Обычно первый вечер фестиваля заканчивался грандиозным банкетом в сказочном замке Рейнхардта. Стефан Цвейг, самый популярный автор биографий в Европе, устраивал соперничающие с ним по роскоши приемы на своей вилле в Капуцинерберге. Цвейг и Рейнхардт никогда не ходили в гости друг к другу — вовсе не из-за личной неприязни, а чтобы не обидеть Гофмансталя, болезненно ревниво относившегося к высоким гонорарам Цвейга.
В разное время в доме Стефана Цвейга бывали нобелевские лауреаты Ромен Роллан и Томас Манн, композиторы Морис Равель и Бела Барток; визионеры Г. Дж. Уэллс и Джеймс Джойс. Карл Цукмайер, самый кассовый драматург Германии, принимал гостей неподалеку, в Хенндорфе. «К нам приезжали по шестнадцать человек, — писал он, — и для меня осталось загадкой, как мы находили место для всех… Тут бывал Шаляпин, великий русский певец, со своей женой, несколькими друзьями и прелестными дочками… Тут бывал голландский ученый, недавно передавший драгоценные музыкальные архивы Вене. Тут бывал режиссер, католический священник из Германии, несколько писателей, несколько актеров и музыкантов с женами или подружками»[619]. Для того, чтобы разделить дух фестиваля, богатство не требовалось. «Мы ездили в Морцг, это за несколько миль от города, через поля, — вспоминал английский критик Невилл Кардус. — Мы садились под кустами сирени за столы, накрытые скатертями в краснобелую клетку, и с нами были музыканты Венского филармонического — веселые, ироничные и, что меня поражало, шумные, как дети. Майрекер, первая скрипка… требовал, чтобы я непременно съел омлет, хотя за обедом я уже ел форель с картофелем. Милая официантка принесла омлет на высоко поднятом подносе. Мне показалось, что он был сделан из снега, воздуха и музыки. Майрекер вытянулся, словно солдат на параде, отдал честь омлету и сыграл первую из величественных тем "Императорского вальса"»[620].
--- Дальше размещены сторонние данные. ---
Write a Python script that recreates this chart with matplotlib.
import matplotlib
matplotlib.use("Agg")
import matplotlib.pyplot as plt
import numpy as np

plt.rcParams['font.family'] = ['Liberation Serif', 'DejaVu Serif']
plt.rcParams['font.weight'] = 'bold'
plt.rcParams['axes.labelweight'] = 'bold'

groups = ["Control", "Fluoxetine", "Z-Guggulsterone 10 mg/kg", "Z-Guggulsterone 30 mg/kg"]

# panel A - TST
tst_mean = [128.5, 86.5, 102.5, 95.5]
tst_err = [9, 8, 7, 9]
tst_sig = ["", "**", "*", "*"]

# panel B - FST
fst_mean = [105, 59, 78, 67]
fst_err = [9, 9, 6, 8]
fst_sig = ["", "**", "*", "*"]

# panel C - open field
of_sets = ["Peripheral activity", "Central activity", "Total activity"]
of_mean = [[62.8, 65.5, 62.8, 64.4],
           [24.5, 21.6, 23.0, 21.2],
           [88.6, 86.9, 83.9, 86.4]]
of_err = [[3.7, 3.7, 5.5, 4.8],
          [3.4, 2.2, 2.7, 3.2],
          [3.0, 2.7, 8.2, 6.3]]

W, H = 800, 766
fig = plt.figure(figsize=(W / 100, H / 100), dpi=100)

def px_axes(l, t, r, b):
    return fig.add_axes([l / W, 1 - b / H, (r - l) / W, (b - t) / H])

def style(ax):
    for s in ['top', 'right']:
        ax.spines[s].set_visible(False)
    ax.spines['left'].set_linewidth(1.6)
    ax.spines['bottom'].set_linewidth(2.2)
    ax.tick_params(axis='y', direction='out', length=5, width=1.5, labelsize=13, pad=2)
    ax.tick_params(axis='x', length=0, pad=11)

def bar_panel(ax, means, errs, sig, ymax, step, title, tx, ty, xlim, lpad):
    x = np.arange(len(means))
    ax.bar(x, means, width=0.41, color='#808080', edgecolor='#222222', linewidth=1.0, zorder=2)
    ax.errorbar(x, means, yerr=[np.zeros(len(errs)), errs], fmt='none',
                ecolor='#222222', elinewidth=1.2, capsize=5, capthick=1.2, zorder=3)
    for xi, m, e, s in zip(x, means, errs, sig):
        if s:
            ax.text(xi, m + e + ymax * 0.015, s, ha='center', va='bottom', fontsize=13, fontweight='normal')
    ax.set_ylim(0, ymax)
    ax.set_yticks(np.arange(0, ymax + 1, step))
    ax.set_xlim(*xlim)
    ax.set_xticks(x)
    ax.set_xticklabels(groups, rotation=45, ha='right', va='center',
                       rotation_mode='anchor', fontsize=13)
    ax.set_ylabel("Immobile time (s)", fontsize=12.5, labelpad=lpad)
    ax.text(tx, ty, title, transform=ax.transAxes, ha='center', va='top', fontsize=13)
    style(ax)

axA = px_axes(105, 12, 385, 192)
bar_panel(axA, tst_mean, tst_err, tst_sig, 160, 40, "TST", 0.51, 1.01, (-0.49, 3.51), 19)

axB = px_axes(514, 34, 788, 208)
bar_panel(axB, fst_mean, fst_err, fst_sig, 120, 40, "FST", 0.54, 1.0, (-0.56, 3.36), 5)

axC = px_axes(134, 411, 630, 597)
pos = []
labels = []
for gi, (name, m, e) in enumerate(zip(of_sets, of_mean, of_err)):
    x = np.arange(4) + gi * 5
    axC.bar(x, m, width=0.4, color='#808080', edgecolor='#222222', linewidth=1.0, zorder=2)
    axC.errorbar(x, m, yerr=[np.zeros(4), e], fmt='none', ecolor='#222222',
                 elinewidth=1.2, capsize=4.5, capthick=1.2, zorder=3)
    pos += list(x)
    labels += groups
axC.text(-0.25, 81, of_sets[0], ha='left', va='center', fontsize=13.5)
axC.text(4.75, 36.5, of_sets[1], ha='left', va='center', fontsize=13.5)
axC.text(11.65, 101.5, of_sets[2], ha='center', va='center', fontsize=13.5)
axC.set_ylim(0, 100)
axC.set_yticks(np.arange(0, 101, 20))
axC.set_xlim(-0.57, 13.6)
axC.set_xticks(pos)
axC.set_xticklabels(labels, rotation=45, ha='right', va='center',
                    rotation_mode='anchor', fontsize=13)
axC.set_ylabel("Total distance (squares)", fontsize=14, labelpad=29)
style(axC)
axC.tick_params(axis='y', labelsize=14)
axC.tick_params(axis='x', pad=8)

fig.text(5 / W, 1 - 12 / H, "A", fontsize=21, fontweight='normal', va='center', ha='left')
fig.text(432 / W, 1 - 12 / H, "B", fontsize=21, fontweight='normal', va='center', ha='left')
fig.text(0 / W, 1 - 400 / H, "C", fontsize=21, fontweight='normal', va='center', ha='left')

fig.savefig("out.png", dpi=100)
Скандалы, связанные с дефицитом средств и предпочтением тех или иных артистов, подогреваемые венской прессой, не могли бросить тень на благородные цели фестиваля. В 1927 году завершилось строительство концертного зала, скромно украшенного, но оборудованного для любых постановок, кроме самых грандиозных опер. В том же году Баварский банк выделил средства на фестиваль, а компания Томаса Кука предложила пакет туристических услуг, включавший восьмичасовой переезд на поезде из Цюриха. В Зальцбург приехали первые американцы, среди них — киномагнат Луис Б. Майер, сидевший как равный среди других зрителей на «Имяреке», вытирая пот со лба. «В Америке это поставить не удастся, — предупредил он Рейнхардта. — Там слишком много богатых людей»[621].
Смерть Гофмансталя в июле 1929 года, настигшая его, осиротила колонию артистов, выросшую вокруг администрации фестиваля. Однако в 1930 году удалось провести самый длительный фестиваль, на котором были поставлены шесть опер и четыре драматических спектакля и продано шестьдесят тысяч билетов, то есть вдвое больше, чем насчитывалось жителей в Зальцбурге. Город посетили два британских премьер-министра и президент Франции, фестиваль принес большой доход. Менее чем за десять лет в Зальцбурге удалось создать модель фестиваля нового времени. Этому фестивалю следовало быть интеллектуальным и в то же время жизнерадостным, желанным для богатых и доступным для менее обеспеченных, привлекательным для лучших артистов, но приносящим им достаточно скромные доходы. Он проходил в самый сонный месяц года, но предлагал все самое совершенное. И прежде всего он означал возрождение веры в искусство как в вечное лекарство от людских бед. И подобно большинству нововведений межвоенного периода его вскоре начали копировать — и коррумпировать.